» **Your task**: Leave out every picture, then output exactly the lines between the ones holding "Clone this chart" and "const yTicks = [-40, -30, -20, -10, 0];", inclusive, and nothing beyond them.

» **Data rows**:
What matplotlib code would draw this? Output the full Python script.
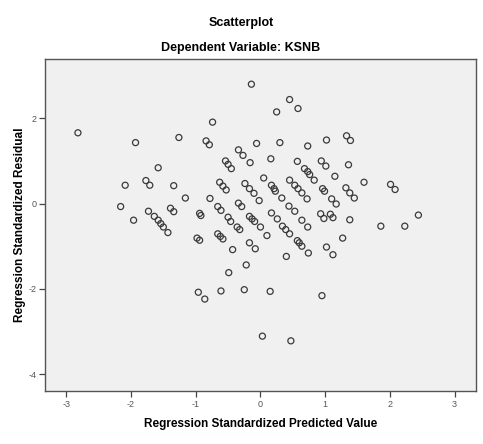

...

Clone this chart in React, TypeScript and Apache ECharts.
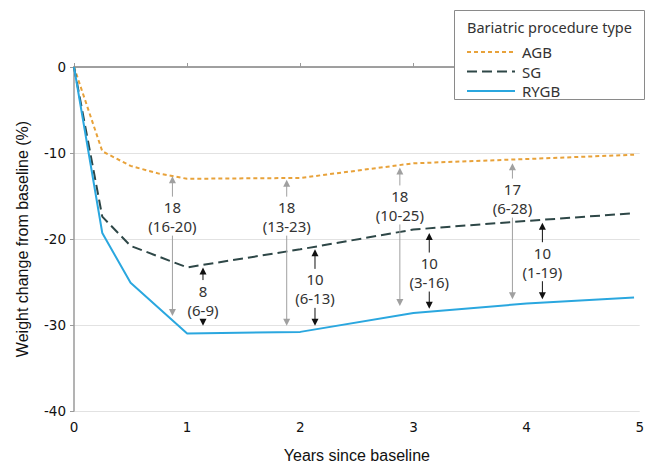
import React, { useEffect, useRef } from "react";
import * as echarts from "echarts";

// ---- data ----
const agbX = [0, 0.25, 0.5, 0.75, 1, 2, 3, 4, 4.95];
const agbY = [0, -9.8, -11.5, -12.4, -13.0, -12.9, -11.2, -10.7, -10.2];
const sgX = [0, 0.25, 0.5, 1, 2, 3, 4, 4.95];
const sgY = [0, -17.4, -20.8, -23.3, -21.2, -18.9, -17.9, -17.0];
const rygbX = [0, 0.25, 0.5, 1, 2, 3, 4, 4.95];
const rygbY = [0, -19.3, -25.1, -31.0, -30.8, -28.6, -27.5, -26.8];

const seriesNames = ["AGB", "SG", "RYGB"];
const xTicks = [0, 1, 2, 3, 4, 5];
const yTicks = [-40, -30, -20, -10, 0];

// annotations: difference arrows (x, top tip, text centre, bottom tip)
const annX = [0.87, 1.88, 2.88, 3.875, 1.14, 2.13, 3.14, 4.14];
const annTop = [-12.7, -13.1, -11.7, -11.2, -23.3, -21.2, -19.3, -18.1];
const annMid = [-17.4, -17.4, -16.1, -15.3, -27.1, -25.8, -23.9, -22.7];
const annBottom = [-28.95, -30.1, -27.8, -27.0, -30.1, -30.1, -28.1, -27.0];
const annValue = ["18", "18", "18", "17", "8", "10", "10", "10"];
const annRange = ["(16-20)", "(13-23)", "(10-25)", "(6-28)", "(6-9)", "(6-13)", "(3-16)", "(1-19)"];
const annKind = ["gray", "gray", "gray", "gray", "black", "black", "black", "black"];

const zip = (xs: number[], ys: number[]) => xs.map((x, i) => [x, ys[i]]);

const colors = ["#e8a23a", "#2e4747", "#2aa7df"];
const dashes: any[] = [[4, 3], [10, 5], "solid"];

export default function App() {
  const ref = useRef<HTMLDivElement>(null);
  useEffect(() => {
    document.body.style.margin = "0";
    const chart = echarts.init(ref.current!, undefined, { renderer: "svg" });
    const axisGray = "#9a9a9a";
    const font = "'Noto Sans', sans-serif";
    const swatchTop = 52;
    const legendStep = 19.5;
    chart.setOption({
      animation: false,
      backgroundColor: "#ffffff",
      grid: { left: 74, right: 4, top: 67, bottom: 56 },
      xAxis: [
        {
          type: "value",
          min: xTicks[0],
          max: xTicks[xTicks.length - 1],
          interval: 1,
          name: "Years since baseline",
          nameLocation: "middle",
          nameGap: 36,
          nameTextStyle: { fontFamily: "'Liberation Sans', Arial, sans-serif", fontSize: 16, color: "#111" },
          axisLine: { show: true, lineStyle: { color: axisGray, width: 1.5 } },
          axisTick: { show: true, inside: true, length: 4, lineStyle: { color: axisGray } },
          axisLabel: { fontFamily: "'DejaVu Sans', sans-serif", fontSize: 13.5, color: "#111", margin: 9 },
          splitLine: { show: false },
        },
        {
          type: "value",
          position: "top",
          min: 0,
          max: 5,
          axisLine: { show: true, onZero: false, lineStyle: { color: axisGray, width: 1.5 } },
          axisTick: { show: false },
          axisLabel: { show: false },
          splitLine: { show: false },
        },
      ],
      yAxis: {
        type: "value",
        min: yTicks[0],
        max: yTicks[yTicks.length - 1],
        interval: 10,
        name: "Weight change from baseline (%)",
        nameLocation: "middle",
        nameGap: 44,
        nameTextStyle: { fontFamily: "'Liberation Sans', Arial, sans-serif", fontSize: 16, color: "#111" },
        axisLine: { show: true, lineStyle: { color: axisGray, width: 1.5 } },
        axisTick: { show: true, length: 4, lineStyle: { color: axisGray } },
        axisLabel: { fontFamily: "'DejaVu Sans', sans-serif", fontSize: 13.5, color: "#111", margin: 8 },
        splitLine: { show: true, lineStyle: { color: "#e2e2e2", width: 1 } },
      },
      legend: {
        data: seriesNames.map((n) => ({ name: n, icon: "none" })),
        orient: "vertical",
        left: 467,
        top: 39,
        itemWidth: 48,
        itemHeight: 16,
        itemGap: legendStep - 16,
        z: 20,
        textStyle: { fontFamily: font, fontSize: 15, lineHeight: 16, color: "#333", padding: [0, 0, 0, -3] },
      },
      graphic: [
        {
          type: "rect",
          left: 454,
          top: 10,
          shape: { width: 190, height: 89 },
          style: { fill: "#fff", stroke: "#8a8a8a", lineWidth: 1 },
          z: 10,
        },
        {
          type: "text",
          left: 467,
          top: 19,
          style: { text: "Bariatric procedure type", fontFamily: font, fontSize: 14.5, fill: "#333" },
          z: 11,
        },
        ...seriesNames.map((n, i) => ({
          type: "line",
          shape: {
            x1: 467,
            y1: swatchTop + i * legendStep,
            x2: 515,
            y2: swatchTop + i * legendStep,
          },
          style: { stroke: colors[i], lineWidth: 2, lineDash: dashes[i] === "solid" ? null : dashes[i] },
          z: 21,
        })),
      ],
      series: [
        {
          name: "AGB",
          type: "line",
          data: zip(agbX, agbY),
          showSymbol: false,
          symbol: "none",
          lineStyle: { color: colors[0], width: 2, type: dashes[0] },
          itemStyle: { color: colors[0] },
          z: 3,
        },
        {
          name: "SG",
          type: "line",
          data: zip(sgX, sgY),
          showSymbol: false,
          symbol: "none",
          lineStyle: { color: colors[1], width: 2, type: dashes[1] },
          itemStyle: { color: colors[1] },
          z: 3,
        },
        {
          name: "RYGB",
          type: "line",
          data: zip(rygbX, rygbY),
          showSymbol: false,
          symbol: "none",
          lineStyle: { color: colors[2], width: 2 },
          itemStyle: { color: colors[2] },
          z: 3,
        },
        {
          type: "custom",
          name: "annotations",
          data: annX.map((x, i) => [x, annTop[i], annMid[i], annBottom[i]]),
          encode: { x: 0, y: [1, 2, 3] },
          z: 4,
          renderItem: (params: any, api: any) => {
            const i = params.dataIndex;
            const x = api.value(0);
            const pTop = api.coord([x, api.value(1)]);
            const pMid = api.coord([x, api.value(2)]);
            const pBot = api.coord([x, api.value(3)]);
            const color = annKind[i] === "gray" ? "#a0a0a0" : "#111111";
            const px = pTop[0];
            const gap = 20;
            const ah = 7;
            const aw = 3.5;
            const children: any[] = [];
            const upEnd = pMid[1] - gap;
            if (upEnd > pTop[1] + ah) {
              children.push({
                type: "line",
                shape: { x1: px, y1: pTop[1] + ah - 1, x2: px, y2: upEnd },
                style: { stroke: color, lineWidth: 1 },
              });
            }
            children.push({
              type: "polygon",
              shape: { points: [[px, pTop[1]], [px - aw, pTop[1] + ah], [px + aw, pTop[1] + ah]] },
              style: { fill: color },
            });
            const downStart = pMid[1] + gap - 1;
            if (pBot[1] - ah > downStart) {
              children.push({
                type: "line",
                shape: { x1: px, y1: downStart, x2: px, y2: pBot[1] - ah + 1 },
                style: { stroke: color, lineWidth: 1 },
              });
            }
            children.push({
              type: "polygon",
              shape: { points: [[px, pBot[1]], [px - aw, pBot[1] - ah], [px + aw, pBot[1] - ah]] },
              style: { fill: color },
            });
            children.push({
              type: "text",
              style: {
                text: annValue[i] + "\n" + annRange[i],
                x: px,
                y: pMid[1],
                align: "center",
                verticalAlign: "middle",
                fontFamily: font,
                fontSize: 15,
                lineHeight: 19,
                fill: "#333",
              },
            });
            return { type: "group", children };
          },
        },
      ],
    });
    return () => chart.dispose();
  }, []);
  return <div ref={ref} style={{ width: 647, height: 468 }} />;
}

...

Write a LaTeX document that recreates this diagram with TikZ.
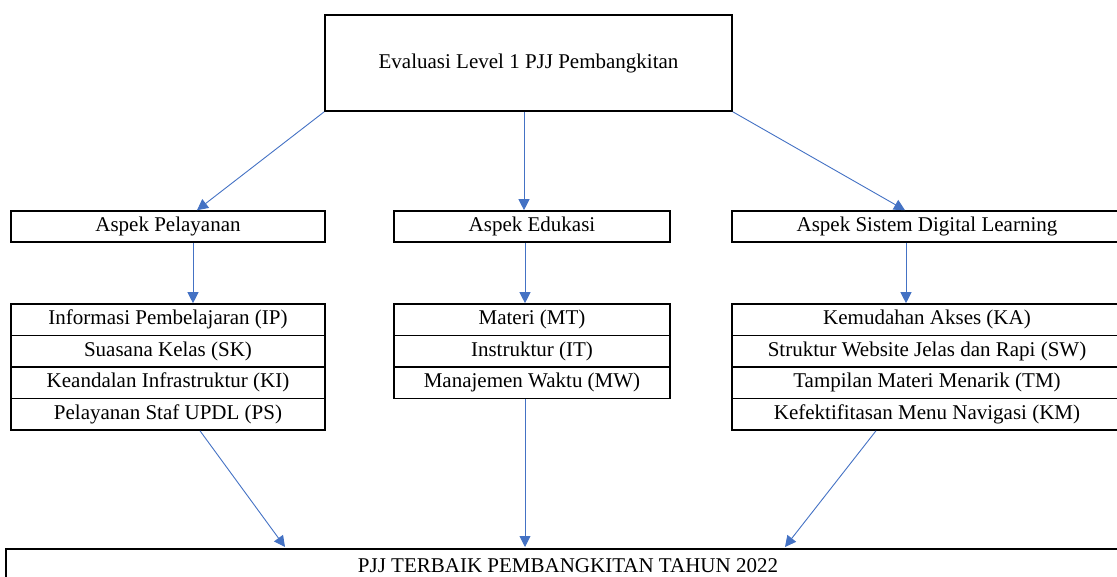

» **Response to this exercise**:
Clone this chart in React, TypeScript and Apache ECharts.
import React, { useEffect, useRef } from "react";
import * as echarts from "echarts";

// ---- data ----
const agbX = [0, 0.25, 0.5, 0.75, 1, 2, 3, 4, 4.95];
const agbY = [0, -9.8, -11.5, -12.4, -13.0, -12.9, -11.2, -10.7, -10.2];
const sgX = [0, 0.25, 0.5, 1, 2, 3, 4, 4.95];
const sgY = [0, -17.4, -20.8, -23.3, -21.2, -18.9, -17.9, -17.0];
const rygbX = [0, 0.25, 0.5, 1, 2, 3, 4, 4.95];
const rygbY = [0, -19.3, -25.1, -31.0, -30.8, -28.6, -27.5, -26.8];

const seriesNames = ["AGB", "SG", "RYGB"];
const xTicks = [0, 1, 2, 3, 4, 5];
const yTicks = [-40, -30, -20, -10, 0];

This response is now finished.